Un brivido lungo la schiena è corso a chi, ancora, ha impressa nella memoria l’immagine dei manager con gli scatoloni; il 15 settembre del 2008 falliva Lehman Brothers. Si era distintamente tratteggiato lo spartiacque tra due epoche. Ieri sera, un evento sinistro ha riesumato il fantasma di quei giorni. Jamie Dimon, Ceo di JP Morgan, prima banca statunitense, ha convocato una conferenza stampa in cui è come se avesse confessato al mondo, e soprattutto ai suoi azionisti: “Scusate. Ci siamo fumati due miliardi di dollari. Forse 2.3”. Il tutto in sole due settimane. Manco a farlo apposta, all’origine del pasticcio ci sono alcune operazioni di copertura finanziaria, attraverso l’utilizzo di strumenti derivati, rivelatesi fallimentari. Ma non è tutto. A breve, sono previste nuove perdite che il Ceo giura che tamponerà. Ci proverà, almeno. Quindi? E’ il preludio di una nuova catastrofe? Secondo James Charles Livermore, operatore finanziario attivo nel settore dell’investment banking, esperto di trading e finanza strutturata raggiunto da ilSussidiario.net, no. «Per la taglia del bilancio di JP Morgan, 2 miliardi sono sostenibili.
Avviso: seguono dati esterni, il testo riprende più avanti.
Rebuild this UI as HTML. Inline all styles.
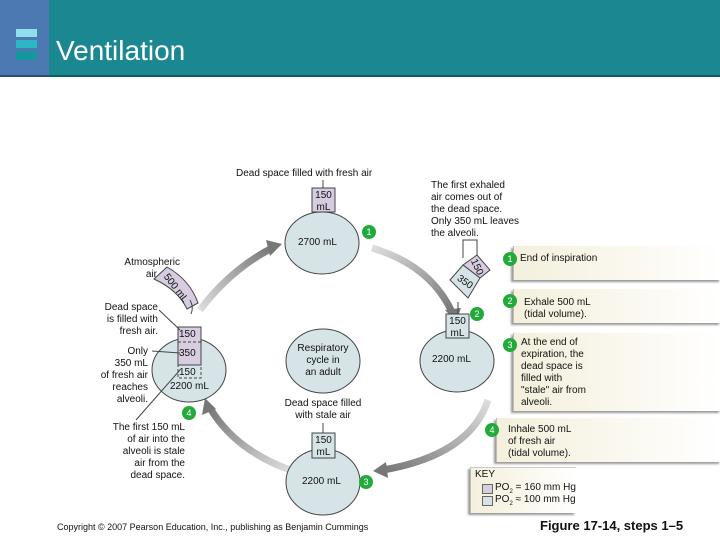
<!DOCTYPE html>
<html><head><meta charset="utf-8"><style>
body{margin:0;width:720px;height:540px;overflow:hidden;background:#fff;font-family:"Liberation Sans",sans-serif;position:relative}
.t{position:absolute;font-size:10px;color:#111;line-height:12px;z-index:2}
.step{position:absolute;background:linear-gradient(90deg,#f4f0dc,#fff);box-shadow:-2px 2px 2px #999;border-left:1px solid #bbb;z-index:0}
svg{z-index:1}
</style></head><body>
<div style="position:absolute;left:0;top:0;width:720px;height:75px;background:#1b8891;border-bottom:2px solid #0d5d63"></div>
<div style="position:absolute;left:0;top:0;width:49px;height:75px;background:#4d79b2;border-bottom:2px solid #2b4d7a"></div>
<div style="position:absolute;left:16px;top:29px;width:21px;height:8px;background:#8fe0ea"></div>
<div style="position:absolute;left:16px;top:40px;width:21px;height:8px;background:#2bb8c4"></div>
<div style="position:absolute;left:16px;top:51px;width:21px;height:9px;background:#16969f"></div>
<div style="position:absolute;left:56px;top:35px;color:#fff;font-size:28px">Ventilation</div>

<div class="step" style="left:513px;top:246px;width:207px;height:34px"></div>
<div class="step" style="left:513px;top:289px;width:207px;height:34px"></div>
<div class="step" style="left:513px;top:333px;width:207px;height:78px"></div>
<div class="step" style="left:496px;top:418px;width:224px;height:44px"></div>
<div class="step" style="left:470px;top:467px;width:105px;height:45px;border-top:1px solid #ccc"></div>

<svg style="position:absolute;left:0;top:0" width="720" height="540">
<defs>
<linearGradient id="g1" x1="0" y1="1" x2="1" y2="0"><stop offset="0" stop-color="#ddd"/><stop offset="1" stop-color="#777"/></linearGradient>
<linearGradient id="g2" x1="0" y1="0" x2="1" y2="1"><stop offset="0" stop-color="#ddd"/><stop offset="1" stop-color="#777"/></linearGradient>
<linearGradient id="g3" x1="0" y1="1" x2="1" y2="0"><stop offset="0" stop-color="#777"/><stop offset="1" stop-color="#ddd"/></linearGradient>
<linearGradient id="g4" x1="1" y1="1" x2="0" y2="0"><stop offset="0" stop-color="#ddd"/><stop offset="1" stop-color="#777"/></linearGradient>
</defs>
<g fill="none" stroke-width="7">
<path d="M200 310 Q230 270 272 248" stroke="url(#g1)"/>
<path d="M372 248 Q430 265 452 312" stroke="url(#g2)"/>
<path d="M488 400 Q470 455 383 470" stroke="url(#g3)"/>
<path d="M290 470 Q235 450 210 408" stroke="url(#g4)"/>
</g>
<g fill="#777">
<polygon points="282,244 266,240 270,256"/>
<polygon points="456,322 445,310 461,308"/>
<polygon points="373,471 386,462 388,478"/>
<polygon points="205,398 202,415 216,409"/>
</g>
<g fill="#d6e4e8" stroke="#444" stroke-width="1">
<ellipse cx="322" cy="243" rx="37" ry="31"/>
<ellipse cx="189" cy="370" rx="37" ry="32"/>
<ellipse cx="323" cy="361" rx="37" ry="32"/>
<ellipse cx="323" cy="482" rx="37" ry="33"/>
<ellipse cx="457" cy="361" rx="37" ry="31"/>
</g>
<g stroke="#444" stroke-width="1">
<rect x="312" y="188" width="23" height="24" fill="#d7cce0"/>
<rect x="178" y="327" width="23" height="38" fill="#d7cce0"/>
<line x1="178" y1="342" x2="201" y2="342" stroke-dasharray="3,2"/>
<rect x="178" y="365" width="23" height="13" fill="none" stroke-dasharray="3,2"/>
<rect x="312" y="433" width="23" height="25" fill="#d6e4e8"/>
<rect x="446" y="314" width="23" height="24" fill="#d6e4e8"/>
<path d="M167 267 Q190 280 198 303 L187 309 Q178 290 154 279Z" fill="#d7cce0"/>
<path d="M463 265 L477 255 L490 270 L480 278Z" fill="#d7cce0"/>
<path d="M450 280 L463 265 L480 278 L468 298Z" fill="#d6e4e8"/>
<line x1="323" y1="180" x2="323" y2="188"/>
<line x1="323" y1="423" x2="323" y2="433"/>
<polyline points="463,258 463,240 477,240 477,256" fill="none"/>
<line x1="159" y1="310" x2="180" y2="330"/>
<line x1="152" y1="351" x2="180" y2="353"/>
<line x1="136" y1="420" x2="180" y2="370"/>
<path d="M190 300 Q194 307 191 314" fill="none"/>
<line x1="458" y1="314" x2="458" y2="302"/>
</g>
<g fill="#22aa3a">
<circle cx="369" cy="232" r="7"/><circle cx="510" cy="259" r="7"/>
<circle cx="477" cy="314" r="7"/><circle cx="510" cy="301" r="7"/>
<circle cx="510" cy="345" r="7"/><circle cx="189" cy="413" r="7"/>
<circle cx="492" cy="430" r="7"/><circle cx="366" cy="482" r="7"/>
</g>
<g fill="#fff" font-size="9" text-anchor="middle" font-family="Liberation Sans">
<text x="369" y="235">1</text><text x="510" y="262">1</text><text x="477" y="317">2</text><text x="510" y="304">2</text>
<text x="510" y="348">3</text><text x="189" y="416">4</text><text x="492" y="433">4</text><text x="366" y="485">3</text>
</g>
<g font-size="10" font-family="Liberation Sans" fill="#111" text-anchor="middle">
<text x="176" y="291" transform="rotate(52 176 288)">500 mL</text>
<text x="477" y="270" transform="rotate(65 477 267)">150</text>
<text x="465" y="285" transform="rotate(35 465 282)">350</text>
</g>
</svg>

<div class="t" style="left:100px;top:257px;text-align:right;width:80px">Atmospheric</div>
<div class="t" style="left:100px;top:269px;text-align:right;width:57px">air</div>
<div class="t" style="left:236px;top:168px">Dead space filled with fresh air</div>
<div class="t" style="left:312px;top:190px;width:23px;text-align:center">150<br>mL</div>
<div class="t" style="left:298px;top:237px">2700 mL</div>
<div class="t" style="left:431px;top:180px">The first exhaled<br>air comes out of<br>the dead space.<br>Only 350 mL leaves<br>the alveoli.</div>
<div class="t" style="left:90px;top:302px;text-align:right;width:68px">Dead space<br>is filled with<br>fresh air.</div>
<div class="t" style="left:179px;top:329px">150</div>
<div class="t" style="left:179px;top:348px">350</div>
<div class="t" style="left:179px;top:367px">150</div>
<div class="t" style="left:170px;top:381px">2200 mL</div>
<div class="t" style="left:80px;top:346px;text-align:right;width:68px">Only<br>350 mL<br>of fresh air<br>reaches<br>alveoli.</div>
<div class="t" style="left:95px;top:422px;text-align:right;width:90px">The first 150 mL<br>of air into the<br>alveoli is stale<br>air from the<br>dead space.</div>
<div class="t" style="left:285px;top:343px;width:76px;text-align:center">Respiratory<br>cycle in<br>an adult</div>
<div class="t" style="left:270px;top:398px;width:106px;text-align:center">Dead space filled<br>with stale air</div>
<div class="t" style="left:312px;top:435px;width:23px;text-align:center">150<br>mL</div>
<div class="t" style="left:302px;top:476px">2200 mL</div>
<div class="t" style="left:446px;top:316px;width:23px;text-align:center">150<br>mL</div>
<div class="t" style="left:432px;top:354px">2200 mL</div>
<div class="t" style="left:520px;top:253px">End of inspiration</div>
<div class="t" style="left:524px;top:297px">Exhale 500 mL<br>(tidal volume).</div>
<div class="t" style="left:521px;top:337px">At the end of<br>expiration, the<br>dead space is<br>filled with<br>"stale" air from<br>alveoli.</div>
<div class="t" style="left:508px;top:424px">Inhale 500 mL<br>of fresh air<br>(tidal volume).</div>
<div class="t" style="left:475px;top:469px">KEY</div>
<div style="position:absolute;left:482px;top:484px;width:9px;height:8px;background:#d7cce0;border:1px solid #666;z-index:2"></div>
<div style="position:absolute;left:482px;top:496px;width:9px;height:8px;background:#d6e4e8;border:1px solid #666;z-index:2"></div>
<div class="t" style="left:495px;top:482px">PO<sub style="font-size:6px">2</sub> = 160 mm Hg</div>
<div class="t" style="left:495px;top:494px">PO<sub style="font-size:6px">2</sub> ≈ 100 mm Hg</div>
<div class="t" style="left:57px;top:521px;font-size:9px">Copyright © 2007 Pearson Education, Inc., publishing as Benjamin Cummings</div>
<div class="t" style="left:540px;top:518px;font-size:13px;font-weight:bold;line-height:16px">Figure 17-14, steps 1–5</div>
</body></html>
Il problema è che, in questi tempi di volatilità, i mercati potrebbero reagire con irrazionalità alla notizia. A quel punto si potrebbe scatenare un effetto a catena. Che, tuttavia, difficilmente avrà le proporzioni dell’effetto Lehman Brothers».
Di sicuro, JP Morgan potrebbe non uscirne indenne. «Non è escluso l’innescarsi di un processo di vendite a raffica sul suo titolo. D’altro canto, le agenzie di rating potrebbero decidere di accanirsi sull’istituto, denunciandone l’incapacità di gestione delle posizioni derivate. Si determinerebbe, quindi, una perdita della loro credibilità creditizia, molti contratti standard andrebbero rinegoziati, mentre per altri scatterebbero alcune clausole di garanzia». Se tale scenario (che, sia ben chiaro, risulterebbe dalla peggiore delle ipotesi) dovesse effettivamente verificarsi, ecco cosa, in ultima analisi, accadrebbe: «In questo caso, l’istituto si troverebbe a dover bussare dalla porte della Fed. Ma, in sostanza, non sarebbe lasciato fallire». Resta da capire se le perdite siano state provocate dalle pervicacia nell’abuso di strumenti che, già a suo tempo, provocarono danni irreparabili. «Gli errori legati all’utilizzo dei derivati provengono dal fatto che il quadro normativo finanziario è lo stesso del periodo precedente alla crisi. Nulla è cambiato». Spesso le banche, del resto, non hanno alternative: «Trovandosi nella necessità di generare profitto, seppur in un ambiente depresso e connotato dalla crisi, devono affidarsi a questo tipo di esposizioni; tanto più che a maggiori rischi corrispondono maggiori remunerazioni». Va da sé che la disciplina in materia è stantia, e il mercato andrebbe regolamentato in maniera diversa. «Occorre capire in che termini. Il derivato, di per sé, ha natura assicurativa. Tant’è vero che la sottoscrizione comporta il pagamento di un premio. La regolamentazione, quindi, dovrebbe intervenire laddove chi non ha competenze o struttura patrimoniale adeguata si improvvisi “assicuratore”».
Non è semplice. «Allo stato attuale, finché determinati eventi non si manifestano, la banca non ha necessità di iscrivere a bilancio il derivato. Per il regolatore, quindi, è molto difficile individuare i rischi che si possano effettivamente manifestare». Tornando a JP Morgan. Non tutto è perduto, e il modo per rimettersi in carreggiata c’è. «Per prima cosa – spiega Livermore – dovrà comunicare ai mercati cos’è successo esattamente e perché. Successivamente, dovrà mostrare al proprio regolatore bancario quali eventuali analoghi rischi si possano nascondere tra le pieghe del bilancio e dimostrare alla Banca centrale di potervi fare fronte. Laddove non fosse in grado di farlo, dovrà, a quel punto, reperire capitali freschi. Affacciandosi sul mercato senza creare panico, con un’opportuna strategia comunicativa».